Four district attorneys in California have sued debt collection company,
iQor, and its subsidiary, Allied Interstate LLC for $10 million. The district
attorneys have alleged that the companies violated several consumer protection
acts by using automatic dialing systems to harass consumers with robocalls.
The complaint filed states that consumers were subjected to months of
phone calls. In several cases, consumers received phone calls even when
no money was owed. In one case, a consumer from San Jose received 126
calls in less than a month. In another, a consumer from Sunnyvale received
88 calls over a three-month period.
iQor is one of the world’s largest business process outsourcing companies.
It provides customer service, third-party collections, and accounts receivable
management. It employs approximately 40,000 employees in 18 countries.
The company has defended its actions and the actions of its subsidiaries,
claiming that the district attorneys “were too quick to suspend
productive dialogue centered around Allied’s long retired debt-collection
practices in favor of protracted litigation.”

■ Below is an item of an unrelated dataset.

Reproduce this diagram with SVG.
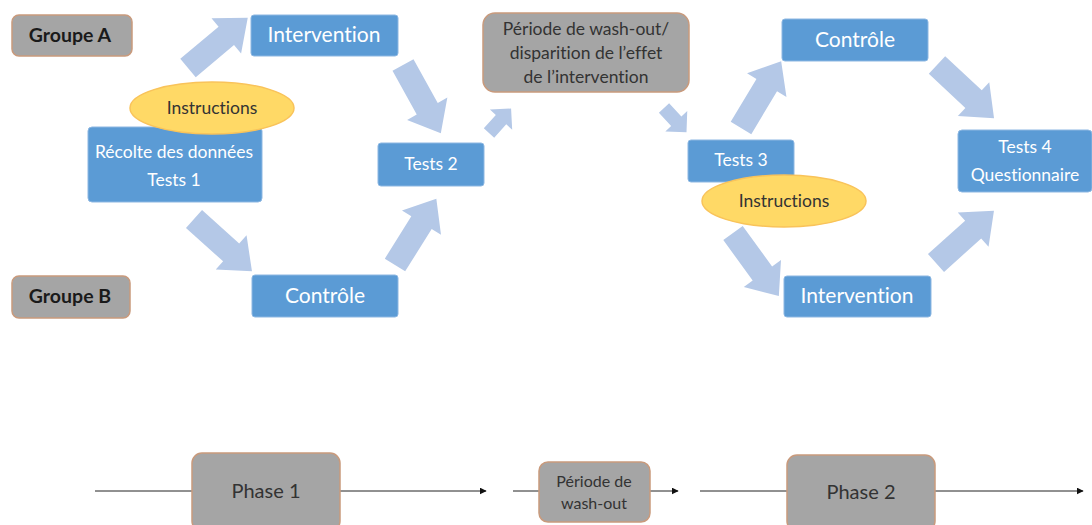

Allied has been the subject of several consumer protection actions in the
past. From 2004 to 2011, Allied faced action from the Minnesota General
Attorney, the Kern County District Attorney’s Office, the Arizona
Department of Financial Institutions, the West Virginia Attorney General,
the Maryland State Collection Agency Licensing Board, the Minnesota Department
of Commerce, the Oregon Attorney General, the Florida Attorney General,
and the state of Ohio. Additionally, in 2010 Allied settled with the Federal
Trade Commission for $1.75 million for harassing debtors and attempting
to collect from the wrong people.
Since 2011, hundreds of complaints have been filed with the California
Attorney General, the Better Business Bureau, and the Federal Trade Commission
alleging that the company has engaged in abusive and illegal behavior.
The presently filed complaint contends that iQor and Allied violated provisions
of California’s Rosenthal Act, the federal Telephone Consumer Protection
Act, and the state’s constitutional right to privacy. The Telephone
Consumer Protection Act forbids companies from using automatic dialing
systems to call consumer cell phone numbers without consent. The companies
allegedly called consumer before 8am and after 9pm and tried to collect
debts that had previously been discharged during bankruptcy.